Idea Blog

Meet Mr. Whiteboard Animation: Andrew Park

Claude Harrington 04.21.2016

Earlier this week, in The Origins of RSA Animate, which talked about how an innovative animated series launched by the Royal Society of Arts in 2009 spurred a revolution for whiteboard animation. The animator responsible for firing those opening shots is Andrew Park, the Director of a Kent-based animation studio called Cognitive. So today–to better understand the story behind this revolution of whiteboard animation–let’s take a closer look at the very talented whiteboard artist Mr. Park.

whiteboard animation1

In 2009, when the RSA was preparing to launch a new Animate series–one which aimed to entertainingly bring to life the words of their lecturers–they turned to Andrew Park, the director of Cognitive Media, a Kent-based animation company based that he founded in 2004. A company whose motto was “Inspiring Minds Change the World,” which feels rather fitting given how much Park’s whiteboard style would impact animated communication.

Impact, of course, is impossible to precisely quantify. So that’s not something we’ll try to do here. But we’d be remiss not to mention–as both proof of thesis and jaw-dropping wow value–that, in only two years, Park’s RSA Animate videos generated over 46 million views. That demand by viewers, coupled with the intrinsic benefits of the whiteboard approach, has led to an explosive growth for the technique. All of which begs the question: how the heck did Andrew Parker come up with this style?

With many how-did-that-become-popular origin stories, the kernel of inspiration tends to feel exactly like that: a kernel. Small, perhaps logical; but not that intriguing. In the case of Park’s whiteboard animation, however, the kernel is utterly fascinating. In a kernel-sized nutshell, Park credits the source of inspiration to his time working at Ernest & Young, where he and a team of other creatives were hired to help “crack business problems.” There, he’d find himself in a room–listening to high-level business conversations–and scribing them in real-time.

As for the process itself, that’s another interesting story. Particularly the amount of research that Park puts into the topics that he animates.

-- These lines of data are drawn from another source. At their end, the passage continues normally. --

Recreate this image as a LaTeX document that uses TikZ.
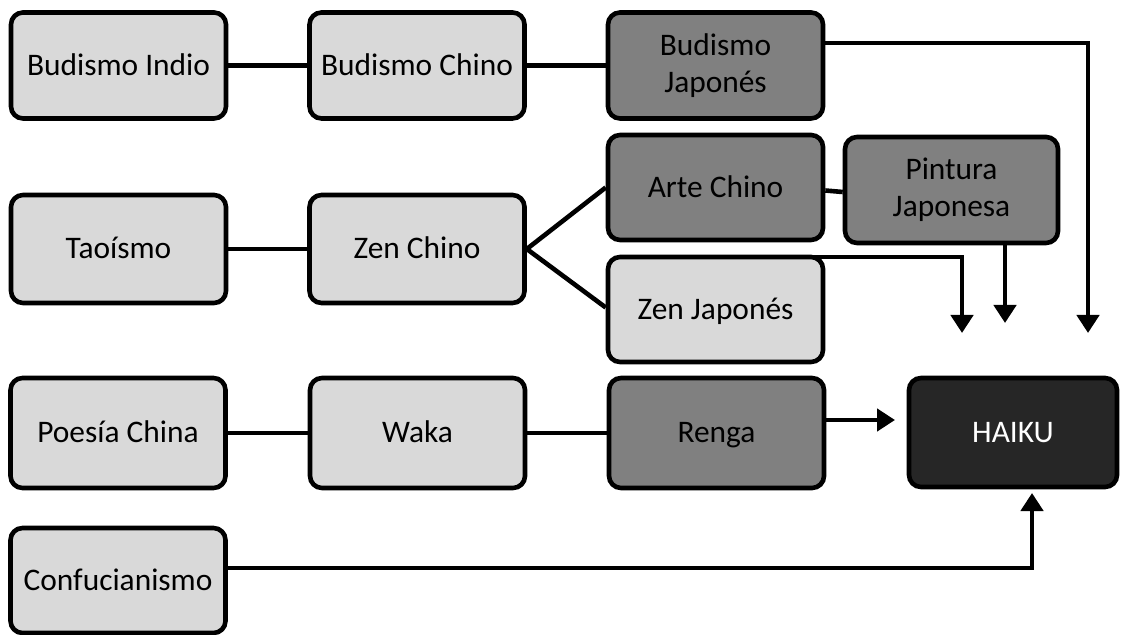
\documentclass[tikz,border=0pt]{standalone}
\usepackage{fontspec}
\setmainfont{Carlito}
\usetikzlibrary{arrows.meta,calc}
\definecolor{lightbox}{HTML}{D9D9D9}
\definecolor{midbox}{HTML}{808080}
\definecolor{darkbox}{HTML}{262626}
\tikzset{
  box/.style={draw=black, line width=2.3pt, rounded corners=6pt, minimum width=107.5pt, minimum height=53pt, align=center, inner sep=2pt, font=\fontsize{15.7}{18.5}\selectfont},
  oneline/.style={text height=12.8pt, text depth=2.9pt},
  lbox/.style={box, fill=lightbox},
  mbox/.style={box, fill=midbox},
  dbox/.style={box, fill=darkbox, text=white},
  conn/.style={line width=2.3pt},
  arr/.style={line width=2.3pt, -{Triangle[width=11pt,length=9pt]}}
}
\begin{document}
\begin{tikzpicture}[x=0.5pt,y=-0.5pt]
\useasboundingbox (0,0) rectangle (1122,635);
% row 1
\node[lbox, oneline] (bi) at (118.5,65.5) {Budismo Indio};
\node[lbox, oneline] (bc) at (417,65.5) {Budismo Chino};
\node[mbox] (bj) at (715.5,65.5) {Budismo\\Japonés};
% row 2
\node[lbox, oneline, minimum height=54pt] (ta) at (118.5,249) {Taoísmo};
\node[lbox, oneline, minimum height=54pt] (zc) at (417,249) {Zen Chino};
\node[mbox, oneline, minimum height=52.5pt] (ac) at (715.5,187.5) {Arte Chino};
\node[mbox, minimum width=106.5pt] (pj) at (951.5,190) {Pintura\\Japonesa};
\node[lbox, oneline, minimum height=52.5pt] (zj) at (715.5,309.5) {Zen Japonés};
% row 3
\node[lbox, oneline, minimum height=55pt] (pc) at (118,433) {Poesía China};
\node[lbox, oneline, minimum height=55pt] (wk) at (417.5,433) {Waka};
\node[mbox, oneline, minimum height=55pt] (rg) at (716.5,433) {Renga};
\node[dbox, oneline, minimum width=104pt, minimum height=54.5pt] (hk) at (1013,432.5) {HAIKU};
% row 4
\node[lbox, oneline, minimum height=52.5pt] (cf) at (118,580.5) {Confucianismo};
% coordinates
\coordinate (bjt) at (1088,333);
\coordinate (pjt) at (1005,323);
\coordinate (zjs) at (775,257);
\coordinate (zjt) at (962,333);
\coordinate (rgt) at (895,420);
\coordinate (cft) at (1032,493);
% plain connectors
\draw[conn] (bi) -- (bc);
\draw[conn] (bc) -- (bj);
\draw[conn] (ta) -- (zc);
\draw[conn] (zc.east) -- (ac.west);
\draw[conn] (zc.east) -- ([yshift=1pt]zj.west);
\draw[conn] ([yshift=-1.5pt]ac.east) -- ([yshift=-1pt]pj.west);
\draw[conn] (pc) -- (wk);
\draw[conn] (wk) -- (rg);
% arrows
\draw[arr] (bj.east |- 0,43) -| (bjt);
\draw[arr] (pj.south -| pjt) -- (pjt);
\draw[arr] (zjs) -| (zjt);
\draw[arr] (rg.east |- rgt) -- (rgt);
\draw[arr] (cf.east |- 0,568) -| (cft);
\end{tikzpicture}
\end{document}
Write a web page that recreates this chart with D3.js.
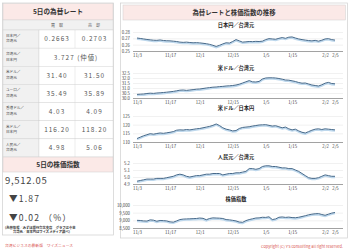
<!DOCTYPE html>
<html>
<head>
<meta charset="utf-8">
<script src="https://cdn.jsdelivr.net/npm/d3@7"></script>
<style>
  body { margin: 0; background: #fff; }
  svg { display: block; font-family: "Noto Sans CJK JP", "Noto Sans", sans-serif; }
</style>
</head>
<body>
<div id="chart"></div>
<script>
// ---- data ----
var rateNames = [["日本円／", "台湾元"], ["台湾元／", "日本円"], ["米ドル／", "台湾元"], ["ユーロ／", "台湾元"],
                 ["香港ドル／", "台湾元"], ["米ドル／", "日本円"], ["人民元／", "台湾元"]];
var buyRates  = ["0.2663", "3.727 (仲値)", "31.40", "35.49", "4.03", "116.20", "4.98"];
var sellRates = ["0.2703", null, "31.50", "35.89", "4.09", "118.20", "5.06"];

var indexValue = "9,512.05";
var indexChange = "▼1.87";
var indexPct = "▼0.02 （%）";

var xTickLabels = ["11/3", "11/17", "12/1", "12/15", "1/5", "1/15", "2/2", "2/5"];
var xTickIndex  = [0, 10, 19, 29, 39, 47, 57, 60];

var jpyTwd = [0.2705, 0.2698, 0.2690, 0.2682, 0.2676, 0.2670, 0.2668, 0.2674, 0.2666, 0.2662, 0.2660,
              0.2655, 0.2650, 0.2640, 0.2636, 0.2640, 0.2634, 0.2630, 0.2632, 0.2628, 0.2622,
              0.2615, 0.2605, 0.2590, 0.2572, 0.2590, 0.2612, 0.2630, 0.2625, 0.2650, 0.2680,
              0.2660, 0.2640, 0.2645, 0.2650, 0.2648, 0.2652, 0.2650, 0.2655, 0.2680, 0.2695,
              0.2690, 0.2685, 0.2700, 0.2712, 0.2700, 0.2718, 0.2722, 0.2705, 0.2690, 0.2680,
              0.2672, 0.2665, 0.2660, 0.2668, 0.2655, 0.2670, 0.2690, 0.2695, 0.2680, 0.2672];
var usdTwd = [30.36, 30.38, 30.40, 30.45, 30.48, 30.46, 30.50, 30.52, 30.55, 30.58, 30.62,
              30.66, 30.72, 30.78, 30.80, 30.76, 30.80, 30.84, 30.88, 30.90, 30.95,
              31.00, 31.04, 31.08, 31.10, 31.14, 31.16, 31.20, 31.22, 31.25, 31.30,
              31.38, 31.50, 31.62, 31.74, 31.62, 31.60, 31.66, 31.90, 32.00, 32.02,
              32.02, 32.00, 31.95, 31.88, 31.80, 31.78, 31.72, 31.65, 31.55, 31.48,
              31.50, 31.40, 31.30, 31.25, 31.20, 31.32, 31.48, 31.56, 31.45, 31.42];
var usdJpy = [112.0, 112.8, 113.6, 114.2, 114.8, 114.5, 114.9, 115.2, 115.0, 115.3, 115.6,
              116.0, 116.8, 117.0, 116.9, 117.2, 117.0, 117.3, 117.6, 117.8, 118.2,
              118.6, 119.0, 119.6, 120.4, 119.5, 118.2, 117.4, 117.0, 116.4, 116.6,
              117.8, 118.4, 118.6, 118.8, 119.2, 119.5, 119.8, 119.9, 120.0, 119.6,
              119.2, 119.4, 118.8, 118.2, 118.6, 117.6, 117.0, 117.4, 116.4, 115.6,
              115.2, 116.0, 116.8, 117.4, 117.6, 117.2, 117.6, 117.4, 117.2, 117.0];
var cnyTwd = [4.94, 4.95, 4.96, 4.97, 4.97, 4.97, 4.98, 4.98, 4.98, 4.99, 5.00,
              5.01, 5.03, 5.04, 5.03, 5.01, 5.00, 5.01, 5.02, 5.02, 5.03,
              5.04, 5.04, 5.05, 5.05, 5.05, 5.03, 5.04, 5.05, 5.05, 5.06,
              5.06, 5.07, 5.08, 5.12, 5.12, 5.11, 5.12, 5.15, 5.16, 5.16,
              5.15, 5.15, 5.14, 5.13, 5.13, 5.12, 5.12, 5.10, 5.08, 5.05,
              5.02, 4.99, 4.98, 4.98, 4.99, 5.01, 5.03, 5.02, 5.01, 5.01];
var taiex = [9000, 8990, 8960, 8950, 9030, 9010, 8940, 8990, 8980, 8960, 8900,
             8880, 8960, 9050, 9080, 9090, 9100, 9110, 9120, 9150, 9130,
             9040, 9120, 9160, 9150, 9140, 9120, 9050, 9030, 9000, 8960,
             8890, 8870, 8980, 9050, 9100, 9150, 9160, 9200, 9190, 9230,
             9050, 9090, 9200, 9220, 9190, 9210, 9180, 9170, 9200, 9250,
             9300, 9360, 9400, 9430, 9440, 9380, 9330, 9400, 9470, 9512];

var chartTitles = ["日本円／台湾元", "米ドル／台湾元", "米ドル／日本円", "人民元／台湾元", "株価指数"];
var chartTicks = [[0.25, 0.26, 0.27, 0.28], [30.0, 30.5, 31.0, 31.5, 32.0, 32.5],
                  [110, 115, 120, 125], [4.9, 5.0, 5.1, 5.2], [8500, 9000, 9500, 10000]];

// ---- layout ----
var W = 350, H = 251;
var pink = "#fbe9e7", frame = "#cfcfcf", labelBg = "#f1f1f1";

var svg = d3.select("#chart").append("svg")
  .attr("width", W).attr("height", H);

// ===== left panel =====
var left = svg.append("g");
left.append("rect").attr("x", 2.5).attr("y", 3).attr("width", 111).attr("height", 232)
  .attr("fill", "#fff").attr("stroke", frame).attr("stroke-width", 0.7);

left.append("rect").attr("x", 3).attr("y", 3.5).attr("width", 110).attr("height", 16.5)
  .attr("fill", pink).attr("stroke", frame).attr("stroke-width", 0.5);
left.append("text").attr("x", 58).attr("y", 14.2).attr("text-anchor", "middle")
  .attr("font-size", 6.6).attr("font-weight", "bold").attr("fill", "#333")
  .text("5日の為替レート");

// table
var colX = [3, 39, 75, 113];
var rowY = d3.scaleBand().domain(d3.range(rateNames.length)).range([30, 157]);

left.append("rect").attr("x", 3).attr("y", 20).attr("width", 110).attr("height", 10)
  .attr("fill", labelBg).attr("stroke", frame).attr("stroke-width", 0.4);
left.selectAll(".colhead").data(["買　取", "売　却"]).enter().append("text")
  .attr("x", function(d, i) { return (colX[i + 1] + colX[i + 2]) / 2; })
  .attr("y", 26.6).attr("text-anchor", "middle")
  .attr("font-size", 4).attr("fill", "#555").text(function(d) { return d; });

var rows = left.selectAll(".row").data(rateNames).enter().append("g")
  .attr("transform", function(d, i) { return "translate(0," + rowY(i) + ")"; });
rows.append("rect").attr("x", 3).attr("width", 36).attr("height", rowY.bandwidth())
  .attr("fill", labelBg).attr("stroke", frame).attr("stroke-width", 0.4);
rows.append("rect").attr("x", 39).attr("width", 74).attr("height", rowY.bandwidth())
  .attr("fill", "#fff").attr("stroke", frame).attr("stroke-width", 0.4);
rows.filter(function(d, i) { return sellRates[i] != null; })
  .append("line").attr("x1", 75).attr("x2", 75).attr("y1", 0).attr("y2", rowY.bandwidth())
  .attr("stroke", frame).attr("stroke-width", 0.4);
rows.append("text").attr("x", 6).attr("font-size", 3.6).attr("fill", "#444")
  .selectAll("tspan").data(function(d) { return d; }).enter().append("tspan")
  .attr("x", 6).attr("y", function(d, i) { return 6.8 + i * 5.6; })
  .text(function(d) { return d; });
rows.append("text")
  .attr("x", function(d, i) { return sellRates[i] == null ? 76 : 57; })
  .attr("y", rowY.bandwidth() / 2 + 2.3).attr("text-anchor", "middle")
  .attr("font-size", 6.4).attr("letter-spacing", 1).attr("fill", "#555")
  .text(function(d, i) { return buyRates[i]; });
rows.append("text")
  .attr("x", 94.5).attr("y", rowY.bandwidth() / 2 + 2.3).attr("text-anchor", "middle")
  .attr("font-size", 6.4).attr("letter-spacing", 1).attr("fill", "#555")
  .text(function(d, i) { return sellRates[i] || ""; });

// stock index box
left.append("rect").attr("x", 3).attr("y", 157).attr("width", 110).attr("height", 15)
  .attr("fill", pink).attr("stroke", frame).attr("stroke-width", 0.5);
left.append("text").attr("x", 58).attr("y", 167.2).attr("text-anchor", "middle")
  .attr("font-size", 6.6).attr("font-weight", "bold").attr("fill", "#333")
  .text("5日の株価指数");

left.append("text").attr("x", 5).attr("y", 184).attr("font-size", 9.5)
  .attr("letter-spacing", 0.7).attr("fill", "#444").text(indexValue);
left.append("text").attr("x", 9).attr("y", 202).attr("font-size", 8.6)
  .attr("letter-spacing", 1.2).attr("fill", "#444").text(indexChange);
left.append("text").attr("x", 9).attr("y", 220.5).attr("font-size", 8.6)
  .attr("letter-spacing", 1.2).attr("fill", "#444").text(indexPct);
left.append("text").attr("x", 5).attr("y", 228.5).attr("font-size", 3.3)
  .attr("font-weight", "bold").attr("fill", "#333")
  .text("(為替情報／みずほ銀行台北支店　グラフは中華");
left.append("text").attr("x", 13).attr("y", 232.6).attr("font-size", 3.3)
  .attr("font-weight", "bold").attr("fill", "#333")
  .text("台湾元／日本円はワイズメディア調べ)");

left.append("text").attr("x", 5).attr("y", 246.5).attr("font-size", 3.8)
  .attr("fill", "#d9534f").text("台湾ビジネスの最新版　ワイズニュース");

// ===== right panel =====
var right = svg.append("g");
right.append("rect").attr("x", 120.5).attr("y", 3).attr("width", 227).attr("height", 235)
  .attr("fill", "#fff").attr("stroke", frame).attr("stroke-width", 0.7);
right.append("rect").attr("x", 123).attr("y", 5).attr("width", 222.5).attr("height", 15)
  .attr("fill", pink).attr("stroke", frame).attr("stroke-width", 0.5);
right.append("text").attr("x", 234).attr("y", 15).attr("text-anchor", "middle")
  .attr("font-size", 6.4).attr("font-weight", "bold").attr("fill", "#333")
  .text("為替レートと株価指数の推移");

right.append("text").attr("x", 343).attr("y", 248).attr("text-anchor", "end")
  .attr("font-size", 3.9).attr("fill", "#d9534f")
  .text("Copyright  (C)  Y's consulting all right reserved.");

var x = d3.scaleLinear().domain([0, 60]).range([137, 335]);
var gridX0 = 133, gridX1 = 343;

var charts = [
  { values: jpyTwd, titleY: 26.5, top: 32, bottom: 51, fmt: d3.format(".2f") },
  { values: usdTwd, titleY: 69.5, top: 73, bottom: 98, fmt: d3.format(".1f") },
  { values: usdJpy, titleY: 110, top: 116, bottom: 142, fmt: d3.format("d") },
  { values: cnyTwd, titleY: 158.5, top: 163, bottom: 184, fmt: d3.format(".1f") },
  { values: taiex, titleY: 200.5, top: 205, bottom: 228, fmt: d3.format(",") }
];

charts.forEach(function(c, k) {
  var ticks = chartTicks[k];
  var y = d3.scaleLinear().domain([ticks[0], ticks[ticks.length - 1]]).range([c.bottom, c.top]);
  var g = right.append("g");

  g.append("text").attr("x", 236).attr("y", c.titleY).attr("text-anchor", "middle")
    .attr("font-size", 5.2).attr("font-weight", "bold").attr("fill", "#222")
    .text(chartTitles[k]);

  var yAxis = g.append("g").attr("transform", "translate(" + gridX0 + ",0)")
    .call(d3.axisLeft(y).tickValues(ticks).tickFormat(c.fmt)
      .tickSize(-(gridX1 - gridX0)).tickPadding(3));
  yAxis.select(".domain").remove();
  yAxis.attr("font-size", 4.3).attr("font-family", null);
  yAxis.selectAll("line").attr("stroke", function(d, i) { return i === 0 ? "#8a8a8a" : "#e2e2e2"; })
    .attr("stroke-width", function(d, i) { return i === 0 ? 0.8 : 0.5; });
  yAxis.selectAll("text").attr("fill", "#444");

  var xAxis = g.append("g").attr("transform", "translate(0," + c.bottom + ")")
    .call(d3.axisBottom(x).tickValues(xTickIndex)
      .tickFormat(function(d, i) { return xTickLabels[i]; }).tickSize(0).tickPadding(2.6));
  xAxis.select(".domain").remove();
  xAxis.attr("font-size", 4.3).attr("font-family", null);
  xAxis.selectAll("text").attr("fill", "#444");

  var line = d3.line().x(function(d, i) { return x(i); }).y(function(d) { return y(d); });
  g.append("path").datum(c.values).attr("d", line)
    .attr("transform", "translate(0,1.1)")
    .attr("fill", "none").attr("stroke", "#bdd7ec").attr("stroke-width", 1.6);
  g.append("path").datum(c.values).attr("d", line)
    .attr("fill", "none").attr("stroke", "#46698a").attr("stroke-width", 1);
});
</script>
</body>
</html>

For example: before animating an RSA lecture, he’ll listen to the audio somewhere between 50 and 100 times.

That’s just one of the interesting behind-the-scenes tidbits that Park shares in this panel about the “RSA Animate Revolution.”

The entire video is interesting and powerful; it’s certainly worth watching all the way through. To demonstrate why, we’ve plucked a favorite quote from each of the three speakers:

Matthew Taylor (RSA’s Chief Executive): “Sometimes animation can feel like it’s a decorative thing…but we don’t see it as decorative at all. It’s absolutely essential to our charitable mission of making ideas accessible and exciting.”

Richard Wiseman (Psychologist): “I think the new way of academics is far more about engagement…people are starting to really care about that act of communication.”

Andrew Park (Animator): “I don’t tend to draw anything until I’ve listened to it [an audio recording of the speech] at least 50 times. And then I research, I do a lot of research, into the content.”

But perhaps the most intriguing (and important) topic discussed in this video, is the educational potential behind Andrew Park’s whiteboard explainer videos. Around the 1:55 mark, psychologist Richard Wiseman discusses an online experiment which aims to test how much knowledge was transferred when comparing a live-action speech versus that same speech (audio-only) paired with the whiteboard animation of Mr. Park. About a thousand people took part in this experiment and the animated version of this speech resulted in a “huge increase” or obtained/retained information.

Between this psychological experiment, the 46 million YouTube views and the many accolades and attributes of whiteboard animation that we write about every week, it’s clear that this style Andrew Park has left an imprint on the world. But what’s especially nice to learn–and feels like a fitting note to end on–is that the influence of this RSA partnership is a two way street. “Thankfully,” Park says in the video above. “Thankfully, what the collaboration with the RSA has helped me to do, is reconnect with being an artist again.”